Third, a thirst for freshness: the latest generation of painters yearn to share and co-construct the vivid scenes of daily urban life and grasp the sentiments roofed in them. They believe in their intuition, by which the events happening in the real world are depicted. Fourth, their practices defy definition. It seems difficult, if not divisive, to position these young artists and classify these new phenomena by any established style or genre. Fifth, the gradual demise of nationalism. The social context provides these painters not with regional problems that assert themselves in certain areas but hybrid ones that combine the local and the global: the creation of artists integrates into the material exchanges and technological trends in the globe; they must react to the problems of the local, but they are also required to find their postures and gestures in the myriad of globalized values. Sometimes the source of an image and its expression lie in the distance.

It can be said that these artists benefit from the rapid and inevitable development of globalization and marketization.
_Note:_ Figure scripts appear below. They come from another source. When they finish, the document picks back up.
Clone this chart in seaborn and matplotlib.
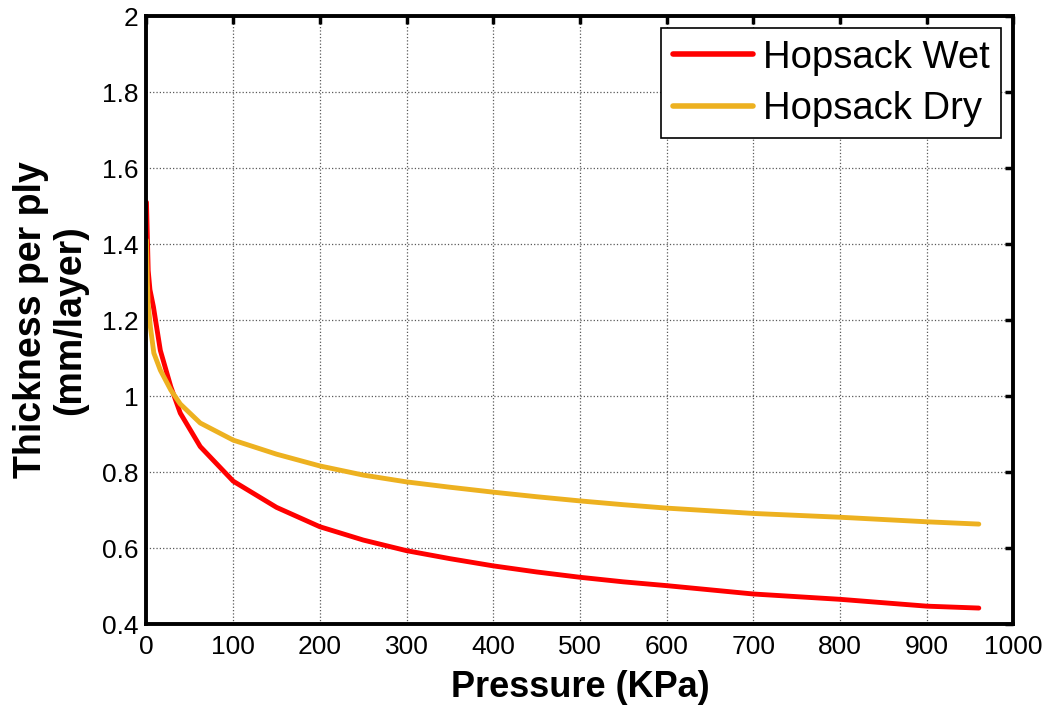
import pandas as pd
import matplotlib
matplotlib.use('Agg')
import matplotlib.pyplot as plt
import seaborn as sns

# pressure (KPa) and thickness per ply (mm/layer)
wet_pressure = [0, 1, 2, 4, 8, 16, 28, 39, 62, 100, 150, 200, 250, 300, 350, 400,
                450, 500, 550, 600, 650, 700, 750, 800, 850, 900, 960]
wet_thickness = [1.51, 1.42, 1.33, 1.28, 1.235, 1.12, 1.025, 0.955, 0.867, 0.776, 0.707,
                 0.656, 0.621, 0.593, 0.572, 0.553, 0.537, 0.523, 0.511, 0.501, 0.49,
                 0.479, 0.472, 0.465, 0.456, 0.447, 0.442]

dry_pressure = [0, 1, 2, 4.6, 8.5, 16, 28, 39, 62, 100, 150, 200, 250, 300, 350, 400,
                450, 500, 550, 600, 650, 700, 750, 800, 850, 900, 960]
dry_thickness = [1.41, 1.3, 1.24, 1.18, 1.113, 1.068, 1.016, 0.979, 0.929, 0.884, 0.847,
                 0.816, 0.792, 0.774, 0.76, 0.747, 0.735, 0.724, 0.714, 0.705, 0.698,
                 0.691, 0.686, 0.681, 0.675, 0.669, 0.663]

series_names = ['Hopsack Wet', 'Hopsack Dry']
series_colors = ['#ff0000', '#edb120']

df = pd.concat([
    pd.DataFrame({'Pressure': wet_pressure, 'Thickness': wet_thickness, 'Fabric': series_names[0]}),
    pd.DataFrame({'Pressure': dry_pressure, 'Thickness': dry_thickness, 'Fabric': series_names[1]}),
])

sns.set_style('white')
plt.rcParams['font.family'] = ['Liberation Sans', 'DejaVu Sans']
plt.rcParams['text.color'] = 'black'
plt.rcParams['axes.labelcolor'] = 'black'

fig = plt.figure(figsize=(10.47, 7.10), dpi=100)
ax = fig.add_axes([0.1399, 0.1211, 0.8281, 0.8563])

sns.lineplot(data=df, x='Pressure', y='Thickness', hue='Fabric', hue_order=series_names,
             palette=series_colors, estimator=None, sort=False, linewidth=3.5, ax=ax)

ax.set_xlim(0, 1000)
ax.set_ylim(0.4, 2)
ax.set_xticks(range(0, 1001, 100))
ax.set_yticks([0.4, 0.6, 0.8, 1, 1.2, 1.4, 1.6, 1.8, 2])
ax.set_yticklabels(['0.4', '0.6', '0.8', '1', '1.2', '1.4', '1.6', '1.8', '2'])

ax.grid(True, linestyle=':', color='0.35', linewidth=0.9)
for s in ax.spines.values():
    s.set_visible(True)
    s.set_color('black')
    s.set_linewidth(2.8)
ax.tick_params(direction='in', length=6, width=2.5, top=True, right=True,
               labelsize=19, colors='black')
ax.tick_params(axis='x', pad=8)
ax.tick_params(axis='y', pad=6)

ax.set_xlabel('Pressure (KPa)', fontsize=26, fontweight='bold', labelpad=8)
ax.set_ylabel('Thickness per ply\n(mm/layer)', fontsize=27, fontweight='bold',
              linespacing=1.12)
ax.yaxis.set_label_coords(-0.0675, 0.5)

leg = ax.legend(loc='upper right', fontsize=27.5, frameon=True, fancybox=False,
                edgecolor='black', framealpha=1, handlelength=2.1, handletextpad=0.27,
                labelspacing=0.4, borderpad=0.3, borderaxespad=0.32)
leg.get_frame().set_linewidth(1.2)
for line in leg.get_lines():
    line.set_linewidth(4)

fig.savefig('out.png', dpi=100)
plt.close(fig)
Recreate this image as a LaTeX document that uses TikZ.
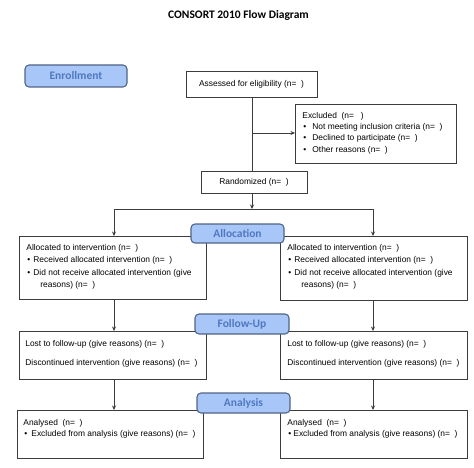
\documentclass[tikz,border=0pt]{standalone}
\usepackage{fontspec}
\setmainfont{Liberation Sans}
\newfontfamily\calibri{Carlito}
\usetikzlibrary{arrows.meta}
\definecolor{lblfill}{RGB}{168,198,248}
\definecolor{lbldraw}{RGB}{80,100,135}
\definecolor{lbltext}{RGB}{80,120,192}
\definecolor{edgec}{RGB}{60,60,60}
% bullet line: optional width of bullet box
\newcommand\bl[2][6]{\par\hspace*{1pt}\makebox[#1pt][l]{\textbullet}#2}
% box text: width, height, baselineskip, left pad, first baseline, content
\newcommand\boxtext[6]{\parbox[c][#2pt][t]{#1pt}{\fontsize{8.4}{#3}\selectfont\parindent0pt\leftskip#4pt\relax\rule{0pt}{#5pt}#6\par}}
\begin{document}
\begin{tikzpicture}[x=1pt,y=-1pt,
  box/.style={draw=edgec, line width=0.8pt, inner sep=0pt, anchor=north west, fill=white},
  cbox/.style={draw=edgec, line width=0.8pt, inner sep=0pt, fill=white, font=\fontsize{8.4}{10}\selectfont},
  lbl/.style={draw=lbldraw, fill=lblfill, line width=1.1pt, rounded corners=4pt, inner sep=0pt,
    text=lbltext, font=\calibri\bfseries\fontsize{11.5}{13}\selectfont},
  conn/.style={draw=edgec, line width=0.8pt},
  arr/.style={conn, -{Stealth[length=4.5pt,width=4pt]}}]
\useasboundingbox (0,0) rectangle (474,468);
\fill[white] (0,0) rectangle (474,468);

\node[font=\calibri\bfseries\fontsize{11.5}{13}\selectfont] (title) at (238.5,15) {CONSORT 2010 Flow Diagram};

\node[lbl, minimum width=102pt, minimum height=22pt] (enroll) at (76,76) {Enrollment};

\node[cbox, minimum width=131pt, minimum height=26pt] (assess) at (251.5,84) {Assessed for eligibility (n=\ \ )};

\node[box] (excl) at (295,104) {\boxtext{161}{59}{11.3}{7}{14}{%
Excluded\ \ (n=\ \ \ )
\bl[9]{Not meeting inclusion criteria (n=\ \ )}
\bl[9]{Declined to participate (n=\ \ )}
\bl[9]{Other reasons (n=\ \ )}}};

\node[cbox, minimum width=106pt, minimum height=22pt] (rand) at (254,182) {Randomized (n=\ \ )};

\node[box] (allocL) at (19,236) {\boxtext{187}{63}{12.3}{7}{14}{%
Allocated to intervention (n=\ \ )
\bl{Received allocated intervention (n=\ \ )}
\bl{Did not receive allocated intervention (give}
\par\hspace*{14pt}reasons) (n=\ \ )}};

\node[box] (allocR) at (280,236) {\boxtext{187}{64}{12.3}{7}{14}{%
Allocated to intervention (n=\ \ )
\bl{Received allocated intervention (n=\ \ )}
\bl{Did not receive allocated intervention (give}
\par\hspace*{14pt}reasons) (n=\ \ )}};

\node[box] (fuL) at (19,331) {\boxtext{187}{48}{19}{6}{15}{%
Lost to follow-up (give reasons) (n=\ \ )
\par Discontinued intervention (give reasons) (n=\ \ )}};

\node[box] (fuR) at (280,331) {\boxtext{187}{48}{19}{7}{15}{%
Lost to follow-up (give reasons) (n=\ \ )
\par Discontinued intervention (give reasons) (n=\ \ )}};

\node[box] (anL) at (17,410) {\boxtext{186}{48}{11}{6}{15}{%
Analysed\ \ (n=\ \ )
\bl[7]{Excluded from analysis (give reasons) (n=\ \ )}}};

\node[box] (anR) at (280,410) {\boxtext{187}{48}{11}{7}{15}{%
Analysed\ \ (n=\ \ )
\bl[5]{Excluded from analysis (give reasons) (n=\ \ )}}};

\node[lbl, minimum width=93pt, minimum height=19pt] (allocLbl) at (237.5,233.5) {Allocation};
\node[lbl, minimum width=94pt, minimum height=20pt] (fuLbl) at (242,324) {Follow-Up};
\node[lbl, minimum width=93pt, minimum height=20pt] (anLbl) at (243.5,403) {Analysis};

\coordinate (exj) at (252,133);
\coordinate (split) at (252,209);
\coordinate (sl) at (114,209);
\coordinate (sr) at (373,209);

\draw[conn] (assess.south -| exj) -- (rand.north -| exj);
\draw[arr] (exj) -- (excl.west |- exj);
\draw[arr] (rand.south -| split) -- (split);
\draw[conn] (sl) -- (sr);
\draw[arr] (sl) -- (allocL.north -| sl);
\draw[arr] (sr) -- (allocR.north -| sr);
\draw[arr] (allocL.south -| sl) -- (fuL.north -| sl);
\draw[arr] (allocR.south -| sr) -- (fuR.north -| sr);
\draw[arr] (fuL.south -| sl) -- (anL.north -| sl);
\draw[arr] (fuR.south -| sr) -- (anR.north -| sr);
\end{tikzpicture}
\end{document}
They observe the changing world, thus emphasizing the dynamism of painting language, paying equal attention to image and text concepts and expressions. Sometimes, techniques also give birth to new ideas and concepts. The fragmented presentation of their sentiments is nothing but a testament to the reality of this era: thanks to the diversified cultural context, individual voices are all accepted as authentic displays of history, and these voices are mingling into a new reverberation.

On this foundation, we are observing and writing new art history.